## BEGIN

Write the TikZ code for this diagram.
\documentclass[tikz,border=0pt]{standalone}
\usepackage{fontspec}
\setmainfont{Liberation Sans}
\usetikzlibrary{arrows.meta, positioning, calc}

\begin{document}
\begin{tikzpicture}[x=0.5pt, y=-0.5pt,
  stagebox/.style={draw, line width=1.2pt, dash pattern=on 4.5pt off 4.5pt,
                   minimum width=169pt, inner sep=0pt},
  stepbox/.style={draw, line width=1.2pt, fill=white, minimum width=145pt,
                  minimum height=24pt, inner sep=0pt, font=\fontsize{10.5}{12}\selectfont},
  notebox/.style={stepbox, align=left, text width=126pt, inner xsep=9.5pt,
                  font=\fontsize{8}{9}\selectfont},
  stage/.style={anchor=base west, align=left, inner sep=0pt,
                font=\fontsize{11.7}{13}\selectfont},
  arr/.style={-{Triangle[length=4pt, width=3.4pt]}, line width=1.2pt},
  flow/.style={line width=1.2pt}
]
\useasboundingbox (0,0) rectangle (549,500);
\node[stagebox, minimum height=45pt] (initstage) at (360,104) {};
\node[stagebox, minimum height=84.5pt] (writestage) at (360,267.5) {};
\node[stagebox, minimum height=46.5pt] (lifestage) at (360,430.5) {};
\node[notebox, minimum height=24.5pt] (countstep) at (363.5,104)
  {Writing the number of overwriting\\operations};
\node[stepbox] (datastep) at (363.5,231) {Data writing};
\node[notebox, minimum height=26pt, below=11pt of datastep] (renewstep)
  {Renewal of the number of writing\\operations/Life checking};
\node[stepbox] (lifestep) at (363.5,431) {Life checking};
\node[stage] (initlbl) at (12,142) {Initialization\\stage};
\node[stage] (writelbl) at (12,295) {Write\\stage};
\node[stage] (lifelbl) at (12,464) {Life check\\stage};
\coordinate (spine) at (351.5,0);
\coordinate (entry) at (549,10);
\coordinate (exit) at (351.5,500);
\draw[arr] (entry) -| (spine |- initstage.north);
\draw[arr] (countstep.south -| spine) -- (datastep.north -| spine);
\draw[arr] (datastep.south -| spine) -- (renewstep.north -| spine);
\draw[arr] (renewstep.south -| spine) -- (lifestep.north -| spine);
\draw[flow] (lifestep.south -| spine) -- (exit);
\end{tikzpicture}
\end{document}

## END

> REQUIREMENTS
Return each line of the data exactly as written above.

> TASK RESPONSE
Write the TikZ code for this diagram.
\documentclass[tikz,border=0pt]{standalone}
\usepackage{fontspec}
\setmainfont{Liberation Sans}
\usetikzlibrary{arrows.meta, positioning, calc}

\begin{document}
\begin{tikzpicture}[x=0.5pt, y=-0.5pt,
  stagebox/.style={draw, line width=1.2pt, dash pattern=on 4.5pt off 4.5pt,
                   minimum width=169pt, inner sep=0pt},
  stepbox/.style={draw, line width=1.2pt, fill=white, minimum width=145pt,
                  minimum height=24pt, inner sep=0pt, font=\fontsize{10.5}{12}\selectfont},
  notebox/.style={stepbox, align=left, text width=126pt, inner xsep=9.5pt,
                  font=\fontsize{8}{9}\selectfont},
  stage/.style={anchor=base west, align=left, inner sep=0pt,
                font=\fontsize{11.7}{13}\selectfont},
  arr/.style={-{Triangle[length=4pt, width=3.4pt]}, line width=1.2pt},
  flow/.style={line width=1.2pt}
]
\useasboundingbox (0,0) rectangle (549,500);
\node[stagebox, minimum height=45pt] (initstage) at (360,104) {};
\node[stagebox, minimum height=84.5pt] (writestage) at (360,267.5) {};
\node[stagebox, minimum height=46.5pt] (lifestage) at (360,430.5) {};
\node[notebox, minimum height=24.5pt] (countstep) at (363.5,104)
  {Writing the number of overwriting\\operations};
\node[stepbox] (datastep) at (363.5,231) {Data writing};
\node[notebox, minimum height=26pt, below=11pt of datastep] (renewstep)
  {Renewal of the number of writing\\operations/Life checking};
\node[stepbox] (lifestep) at (363.5,431) {Life checking};
\node[stage] (initlbl) at (12,142) {Initialization\\stage};
\node[stage] (writelbl) at (12,295) {Write\\stage};
\node[stage] (lifelbl) at (12,464) {Life check\\stage};
\coordinate (spine) at (351.5,0);
\coordinate (entry) at (549,10);
\coordinate (exit) at (351.5,500);
\draw[arr] (entry) -| (spine |- initstage.north);
\draw[arr] (countstep.south -| spine) -- (datastep.north -| spine);
\draw[arr] (datastep.south -| spine) -- (renewstep.north -| spine);
\draw[arr] (renewstep.south -| spine) -- (lifestep.north -| spine);
\draw[flow] (lifestep.south -| spine) -- (exit);
\end{tikzpicture}
\end{document}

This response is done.